City dwellers are increasingly exposed to summer heat due to climate change and urbanization. Summer heat, which causes heat stress, is intensified especially at night in urban areas and is projected to become more extreme due to climate change. City dwellers are not just increasingly exposed to this heat outdoors but mainly indoors, as they spend the majority of their time inside their homes. However, observational and modelling studies on indoor heat stress are relatively scarce, especially concerning the interconnections between indoor and outdoor climatic conditions.

This study observes, analyses, and models the evolution of indoor air temperature during Dutch summer heat using two unique crowdsourced datasets. The first dataset consists of long observational records, spanning up to 27 years, from citizen weather stations (CWS) located in seven residences across the Netherlands. This dataset provides insight into the benefits of long-term observations at residences. The second dataset consists of indoor CWS placed by us since 2022 in 100 residences across Amsterdam. This dataset offers insight into the benefits of measuring in a large number of residences.

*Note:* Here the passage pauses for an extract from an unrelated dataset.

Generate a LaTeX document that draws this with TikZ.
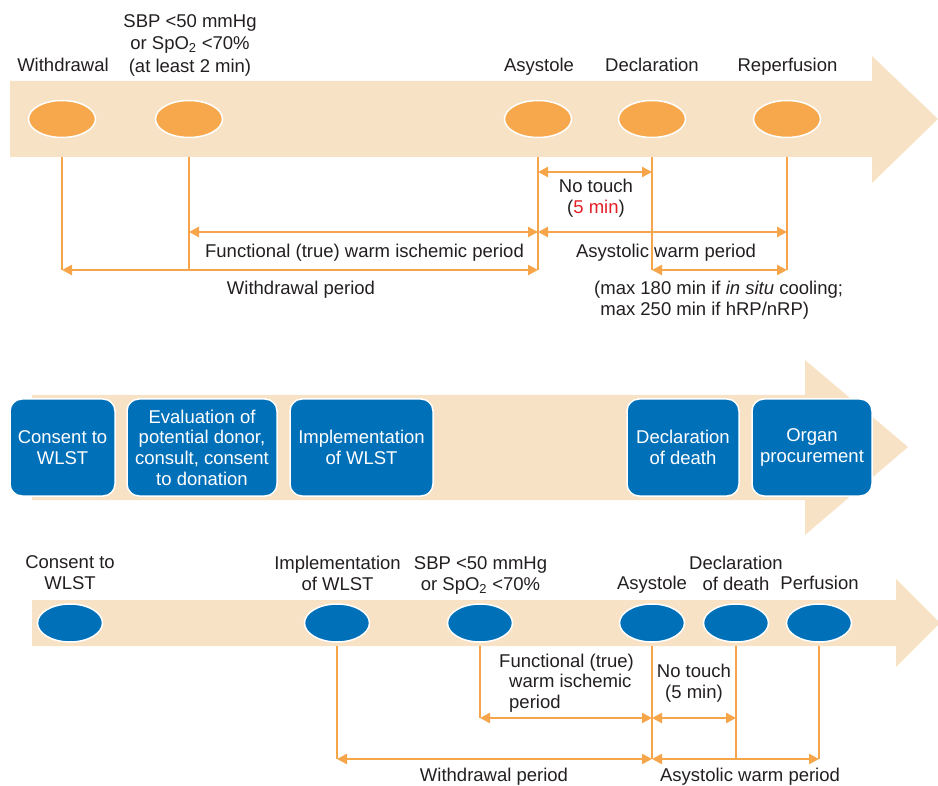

Conventional high-resolution building energy models are commonly validated in controlled settings. In contrast, our study utilizes real-world residences inhabited by individuals, thereby capturing actual occupant behaviour. Moreover, crowdsourced indoor climate observations, just like ours, often lack supplementary data such as building characteristics and occupant behaviour. Therefore, we adopt an analysis and modelling approach only taking indoor temperature as an input parameter of the residence. We demonstrate that indoor temperature typically warms up more slowly than outdoor temperature but also cools down more slowly. The seven residences in the first dataset had, on average, a lag difference of approximately 260 minutes in the diurnal cycle during summer. Indoor temperature also remained higher than outdoor temperature for up to 5 days after a heatwave. For the 100 residences in the Amsterdam dataset, the analysis results will be presented. To model indoor temperature evolution, we simulated daily changes in indoor temperature evolution with a physics-based statistical model. The model includes outdoor conduction, indoor conduction, and solar transfer components, calculated from indoor temperature observations and outdoor temperature, solar irradiance, and wind observations. Results of this computationally-fast model for the seven residences are promising, with on average a mean absolute error of 0.43 K day^-1 during summer. Preliminary results suggest a higher model performance for modelling of the warming of the residences compared to the cooling. The model results for the 100 residences will be presented, providing insight into the variability in model performance for indoor temperature in Amsterdam.

The study's findings illustrate the high potential of the model applied to crowdsourced observations to promote understanding of the fundamental processes influencing indoor temperature response to summer heat.